Tamawood (TWD): The effects of the banking royal commission are hitting home building, with Tamawood cutting its profit outlook for the year by almost 9 per cent, saying credit delays were holding back construction starts. Brisbane-based Tamawood on Friday said net profit after tax for the year to June would be down about $800,000 – an 8.8 per cent decline on the $9.1 million figure it reported last year – with more than half of that the result of delays in construction resulting from customers who couldn’t get confirmation of bank loan approvals;


Telstra (TLS):
Telstra must clearly lay out whether it is focused on long-term earnings or maximising short-term dividends at its coming strategy day, Citi analysts say. The telco will update investors next Wednesday on how it will tackle increasing competition and shrinking margins on fixed and mobile products. Telstra’s long-loved dividend is expected to be one of the items on the table being discussed by the board, as well as a potential drastic plan to split the company in two; one retail and one wholesale business, as revealed by The Australian Financial Review in May;

Toys ‘R’ Us: Hopes are fading for a rescue of Toys ‘R’ Us in Australia after a new report showed creditors outweighed assets fourfold. Toys ‘R’ Us (Australia) owed $94.9 million to unsecured creditors when it went into voluntary administration last month, but the realisable value of its assets was just $22.8 million, according to a report lodged with the corporate regulator on Friday. Assets included $47.5 million of stock, which was estimated to have a realisable value of just $15 million, and cash of $6.7 million;

Viva Energy (VVR): It’s a big week for Viva Energy which carries the hopes of a hefty IPO pipeline heading into the second half of the year. It is understood Viva Energy’s three joint lead managers kicked off a corner stone process late last week, asking some of the big domestic funds to think about piling into the company’s mooted $2billion initial public offering ahead of the prospectus lodgment.

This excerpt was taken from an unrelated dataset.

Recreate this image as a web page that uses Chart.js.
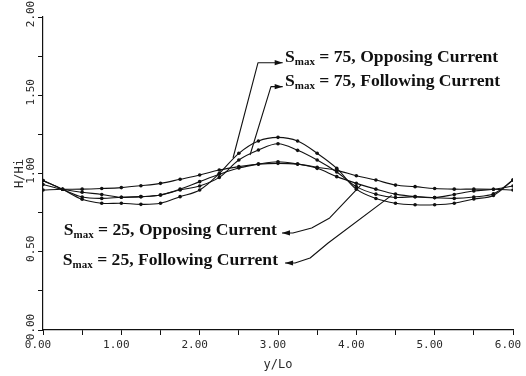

Sources said Viva Energy and its brokers were seeking cornerstone backers at about 7-times EBITDA, based on 2019 earnings which are expected at $634 million on UBS numbers. Such a deal would value Viva at about $4.5 billion;


Westpac (WBC); Prospa: Westpac Banking Corp has ended its referral relationship with Prospa. After Prospa indefinitely postponed its ASX listing last week amid questions on whether its loan contracts breached new laws, the online business lender faces more intense competition from big banks who are developing new products to lend more to small business without requiring residential property to be pledged as security. ‘‘We did not continue our contract with Prospa because we are working on developing our own products that will satisfy more of our customers’ needs,’’ a Westpac spokesperson told The Australian Financial Review.